Doğrudan bitki çiçeklerinde bulunan nektardan üretilen ballara çiçek yada nektar balı denilir.
Salgı balı ise bitkilerin salgılarından veya bitkilerin üzerinde yaşayan böceklerin salgılarından elde edilen baldır.

Bal testlerinde aranan özellikler şunlardır:

En yüksek nem oranı (her iki bal türünde de yüzde 20)
En yüksek sakaroz miktarı (çiçek balında 100 gramda 5-15 gram, salgı balında 5-10 gram)
En düşük früktoz ve glükoz miktarı (çiçek balında 100 gramda 60 gram, salgı balında 45 gram)
En yüksek suda çözünmeyen madde miktarı (her iki bal türünde de 100 gramda 0.1 gram)
En yüksek serbest asitlik miktarı (her iki bal türünde de kilogramda 50 meq)
En düşük diastaz sayısı (her iki bal türünde de 8)
En yüksek HMF (hidroksimetil furfurol) miktarı (her iki bal türünde de kilogramda 40 mg)
En düşük prolin miktarı (her iki bal türünde de kilogramda 180 mg)
En yüksek naftalin miktarı (her iki bal türünde de kilogramda 10 ppb)
Bal analizleri esas olarak üç ana başlık altında yapılmaktadır:

Rutubet oranının tespiti. Balda rutubet oranının tespiti, ışığın kırılma indisinden yararlanarak rutubet oranının bulunması ilkesine dayanmaktadır. Bu oran refraktometre cihazı ile ölçülür.
HMF (hidroksimetil furfurol) miktarının tespiti. Balların yüksek ısıda ısıtılması veya uzun süre kötü koşullarda saklanması durumunda içindeki besin değerleri düşer ve HMF (hidroksimetil furfurol) miktarı yükselir. Bu istenmeyen bir durumdur.
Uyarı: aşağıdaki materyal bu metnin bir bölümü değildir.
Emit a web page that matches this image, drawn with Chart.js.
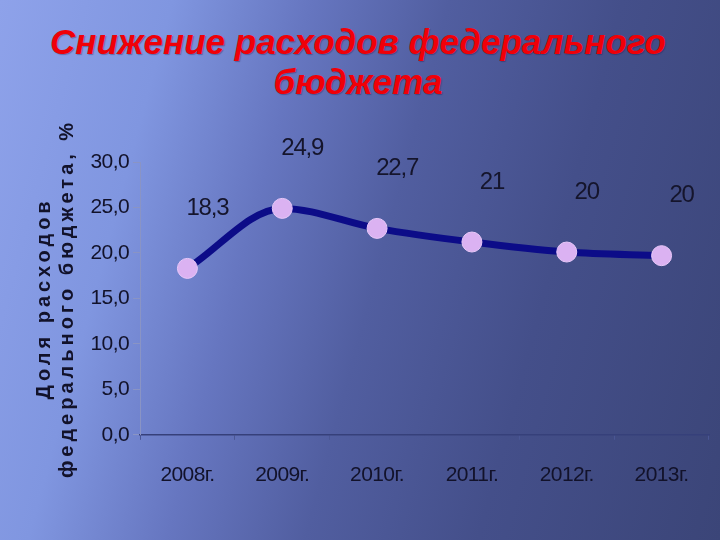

Ballarda HMF miktarının tespiti bu amaçla yapılmaktadır.
Dekstrin miktarının tespiti. Bu analizin amacı, balın herhangi bir şekilde hileli olup olmadığını kalitatif olarak tespit etmektir. Test sonucunda tüpte sarı-kahverengi renk gözleniyorsa, bu balda hile yok demektir.